To some extent, it’s an issue of how long it goes on. You might say it’s a correction if reasonable people felt that the market was valued too highly and decided to sell some of their stocks. It’s a panic if everyone sells because they’re afraid that other people will sell before they sell. A panic is like a bank run. Classic bank runs were interesting because they were self-fulfilling prophecies. If everyone thought the bank was solvent, nobody pulled their money out, and the bank was solvent. And if everyone got worried that the bank was insolvent and pulled their money out, then the bank would fail.

It’s important to note that this was a big drop, but news like this gets mischaracterized. It makes better copy to say the biggest drop ever. It’s not the biggest drop ever in any realistic measure. It’s a big drop in terms of points but not the hugest in terms of percentage. This is probably somewhere between the 10th and 20th largest. In the crash of 1987, there was a 20 percent drop in a day. The other thing that distinguishes 1987 from now is that there were serious problems in the economy that were being exacerbated by these drops. I don’t know everything about the economy but from where I’m sitting, it looks reasonably strong at the moment.

Some people have suggested that Janet Yellen’s departure contributed to investor skittishness. Do you think that had a significant impact?

I have no idea. I would guess not but I don’t know. I think Janet Yellen is great. I’m sad to see her go. I would say I slept better at night knowing she was there.

Why do you guess that her departure wasn’t a factor?

I’m guessing it’s not the sort of thing investors are really focused on. But beyond that, let’s be realistic. If the market is going to drop because she is leaving, when should it drop? It should drop when you find out she’s leaving, not the day she actually leaves. There’s nothing magic about the actual day she leaves. So I would put the impact of her departure as inconsequential, while also saying that she’s great.

How important are technological advances in either calming or inflaming market volatility? I’m thinking here of the computer algorithms used by big trading firms, for instance.

There was a lot of discussion after the 1987 crash about whether programmed trading had contributed to it. Many people felt that it had. If you get lots of institutional investors with a lot of money automatically selling when the market drops, then their selling pushes the market down. And if they have a naive rule that just says the more it drops, the more we sell, you’ve got a market in free fall. A number of economists think that a very simple selling program contributed to 1987. I don’t think you have the same sort of simple, one-rule approach that we had back then. The algorithms are much more sophisticated. It’s possible whenever you have algorithms that take price moves as a signal, if enough people are doing it that you get a feedback loop. But I suspect—I don’t know the answer—but I suspect that a lot of the feedback loop in this case was coming from human decisions. People getting worried and thinking it’s time to get out. Certainly, it’s possible to write algorithms that would upset the market, but most people don’t write algorithms for that reason. They write algorithms to get themselves richer.

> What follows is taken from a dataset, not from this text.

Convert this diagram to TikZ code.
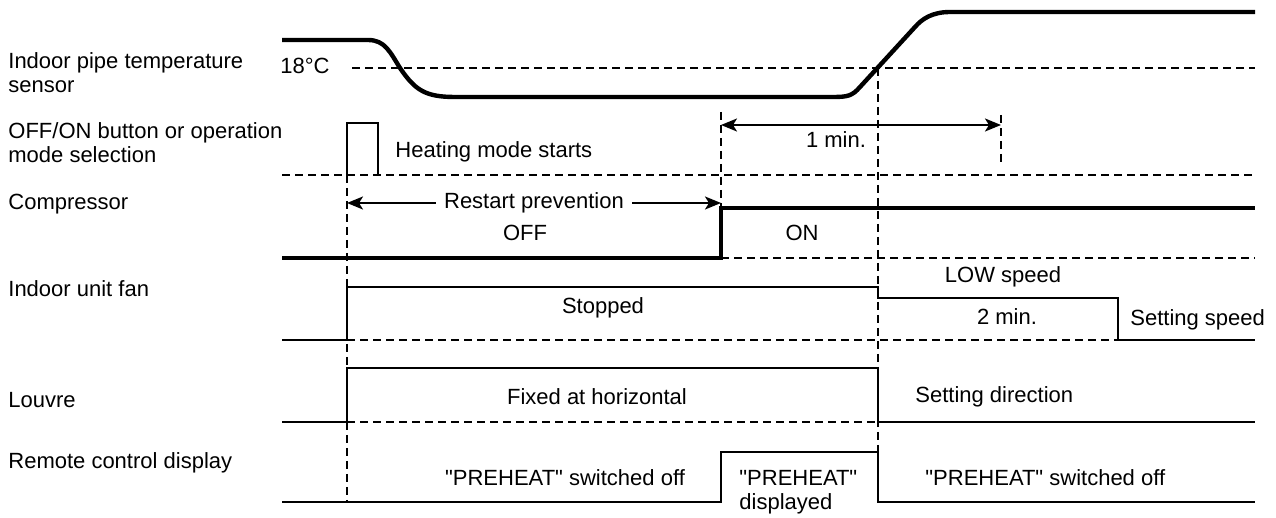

Are stock markets today more or less immune to certain kinds of news, rumor, and information than they once were? There are stories of 19th-century panics set off by rumors of a politician dying, for instance. Are we more vulnerable to those kinds of rumors today?

It’s an interesting question. I would guess that we are less vulnerable now than we were in the 19th century but we are more vulnerable than we were a decade or two ago. It goes to how information flows and gets verified. If you heard a rumor a century ago and thought it was material, how would you find out if it was true or not? Throughout most of my life, you got your information from the newspapers or the network news. Did they make mistakes? Yes. Did they make some effort to get things right? Also yes. Now there’s more danger. It’s always been the case that people spread rumors about a particular stock in order to profit from it. Pump and dump stuff. It’s very hard to do that with an entire market. But we have a certain vulnerability now because people can intentionally create false information and it can propagate quickly. The adage Don’t believe everything you read—it’s more true today than at any point in my life.

On that note, is there any reason to be concerned that Russians might be hacking our stock market, too?

Not that I know of…. Do I have any reason to believe that that’s what’s going on? No. What has happened this week is not by any means out of the realm of what you would expect to see every few years. We had a prolonged rise in the market. We gave you gains from this year and maybe a little from last year. But if you bought in a year ago, you still made money. If you bought five years ago, you made a lot of money. It’s a big deal to have the market drop 4 percent but it’s by no means unprecedented. Investors should expect days like that.